Thomas Gainsborough - Mr and Mrs Andrews

Thomas Gainsborough - Mr and Mrs Andrews

This painting is unusual because of its combination of a dual portrait and a landscape a style called a “conversation piece”. Probably Gainsborough trying to show off his dual capabilities.

Henry Fuseli – The Nightmare

The work was likely inspired by the waking dreams experienced by Fuseli and his contemporaries, who found that these experiences related to folkloric beliefs like the Germanic tales about demons and witches that possessed people who slept alone.

Johannes Vermeer – The Art of Painting

Although Vermeer began as an art salesman, he considered himself more of a painter. He only worked on commission and did not produce more than two or three paintings a year. This allowed him to provide for his wife and their eleven children. For this reason he only produced 45 works. Only 35 still exist.

Considered the most iconic of Vermeer’s existing masterpieces. The Art of the Painting has had a rough ride in the last century. In 1935 Andrew Mellon sought to purchase the painting from its Austrian owners for $1 million, but failed. In 1940 Adolf Hitler acquired the painting for considerably less. It was to be hung in his Fuhermuseum, which was never built. Instead it ended up in a bunker in an Austrian salt mine where it waited out the war. It was one of many masterpieces of art that were rescued by the US Army Monument Men division. Link to original: https://en.wikipedia.org/wiki/The_Art_of_Painting

Johannes Vermeer - The Art of Painting – 1666
Kunsthistrisches Museum, Vienna

Edward Hopper - Nighthawks

Hopper said the painting "was suggested by a restaurant on Greenwich Avenue where two streets meet. I simplified the scene a great deal and made the restaurant bigger."  Hopper posed for the two men in a mirror and wife Jo for the girl. Nighthawks was probably Hopper’s most ambitious essay in capturing the night-time effects of manmade light. This interior light comes from more than a single lightbulb, with the result that multiple shadows are cast, and some spots are brighter than others as a consequence of being lit from more than one angle. Light was the most powerful and personal of Hopper's expressive means. He used it as an active element in his paintings to model forms, define the time of day, establish a mood, and create pictorial drama by contrasting it with areas of shadow and darkness.

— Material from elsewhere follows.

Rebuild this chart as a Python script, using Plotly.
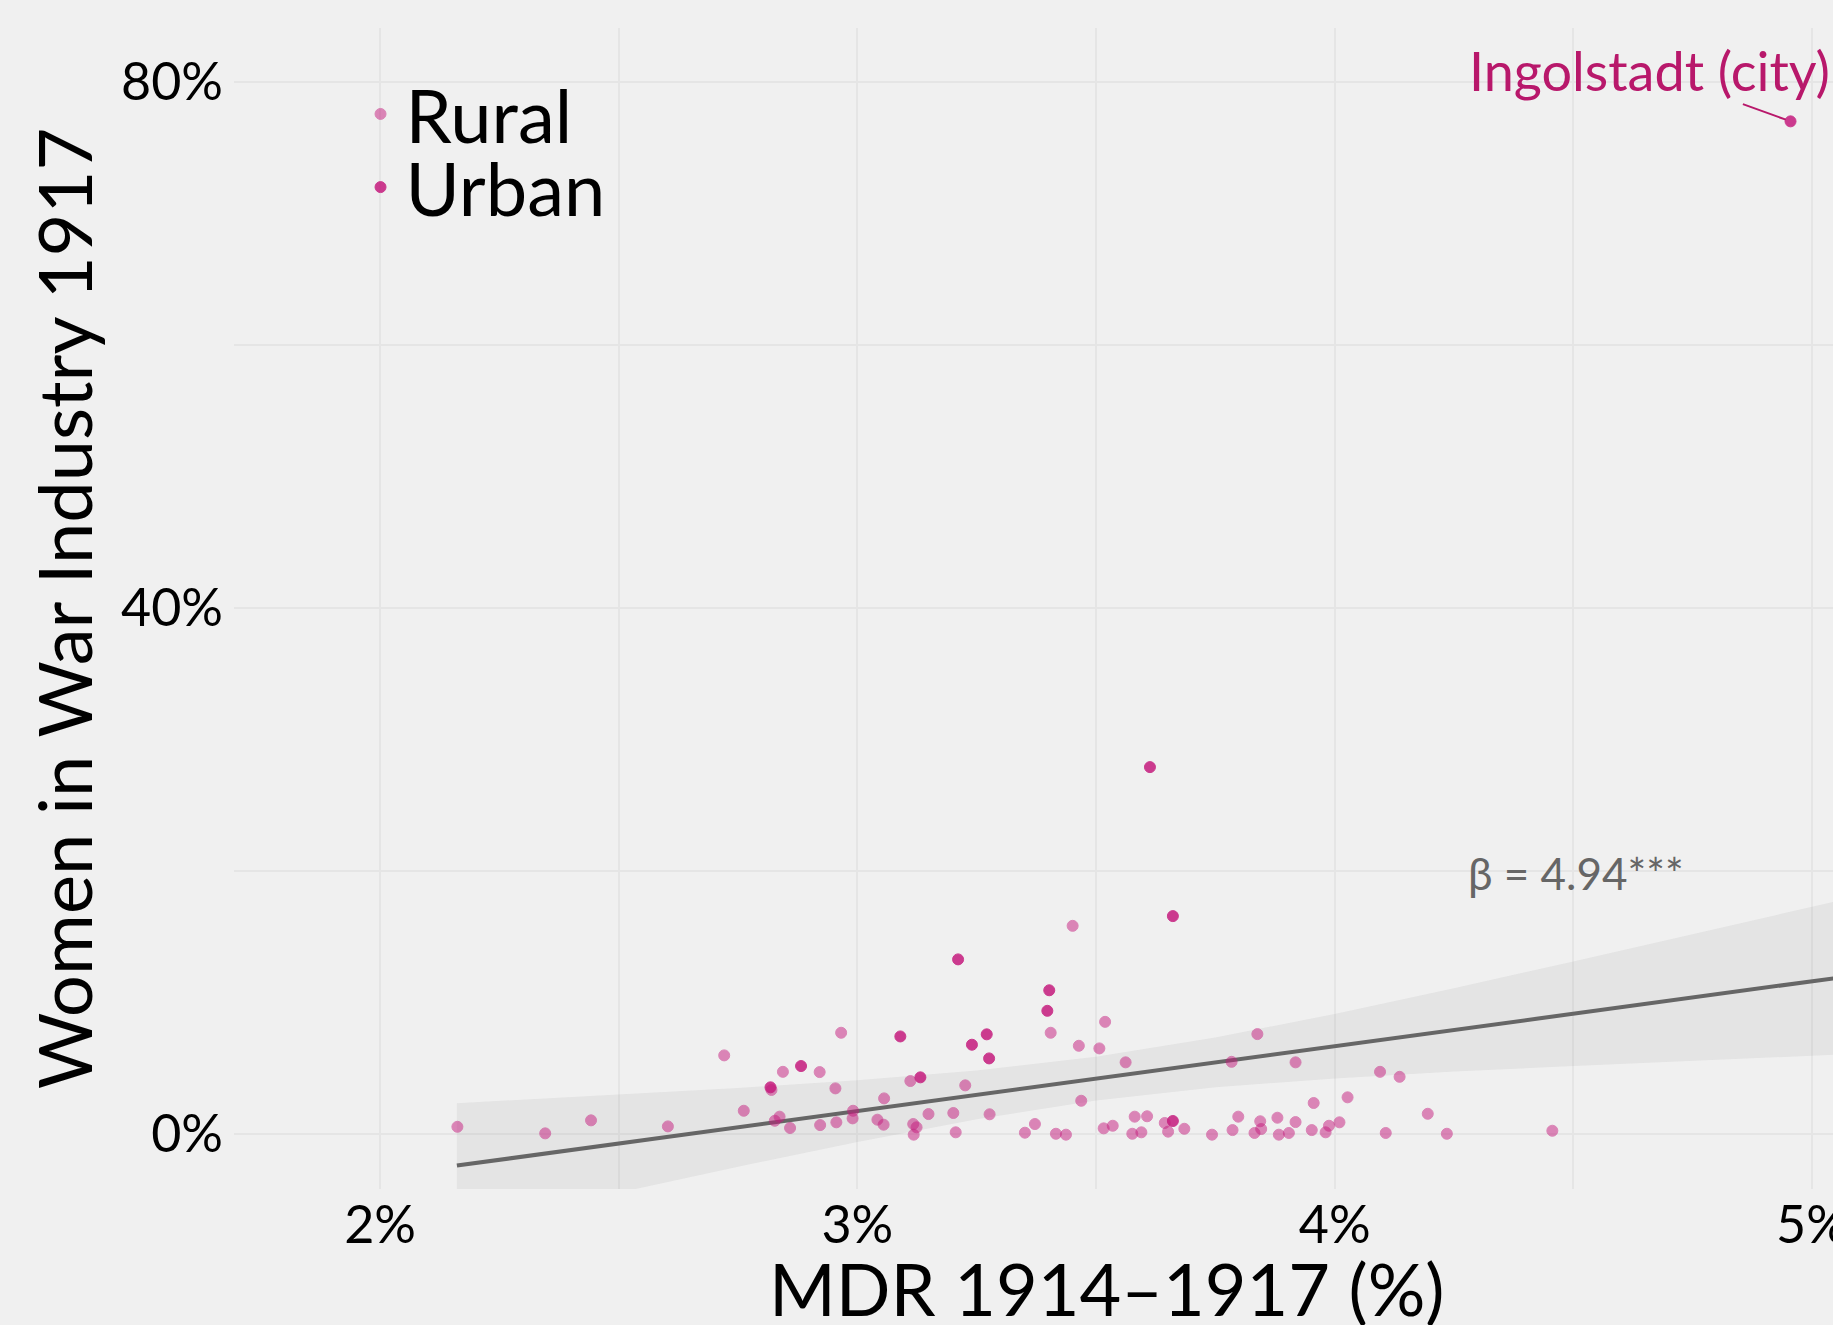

Hopper made many small sketches of concepts and details of his pictures before working on the final paintings. Many of the sketches for this painting still remain. To see the original : https://www.wikiart.org/en/edward-hopper/nighthawks

Edward Hopper – Nighthawks - 1942 - Art Institute of Chicago

Henri Rousseau - The Dream

Created in the same year as his death, The Dream was   Rousseau’s last painting, which was debuted at the MOMA only a few months before his untimely death.

Henri Rousseau was a self-taught artist who worked as a customs agent on the outskirts of Paris. He was considered one of the great naïve artists. In today’s art market his work would be considered “Outsider Art”. Much of his work was ridiculed, but he did have a small following. Pablo Picasso was one of his big fans and promoted his work. His characteristic paintings, in particular, those on the theme of the jungle captivated the art world with their representations of lush plant and animal life painted with incredible detail and precision. What's interesting though is that Rousseau himself never set foot outside France. His imaginary scenes were informed by visits to the Paris zoo and botanical gardens, and images from postcards, photographs, and illustrated journals. To see original: https://bit.ly/2GWMjin

Henri Rousseau - The Dream - 1910
MOMA

Henry Fuseli – The Nightmare

The Nightmare was likely inspired by an interpretation of dreams based on Germanic folklore, in which demons possessed people who slept alone. In these stories men were visited by horses, and women were ravished by the devil. The woman is surmounted by an incubus; a mythological demon who lies upon sleeping women. It has remained Fuseli's best-known work. With its first exhibition in 1782 at the Royal Academy of London, the image became famous. After that Fuseli painted at least three versions.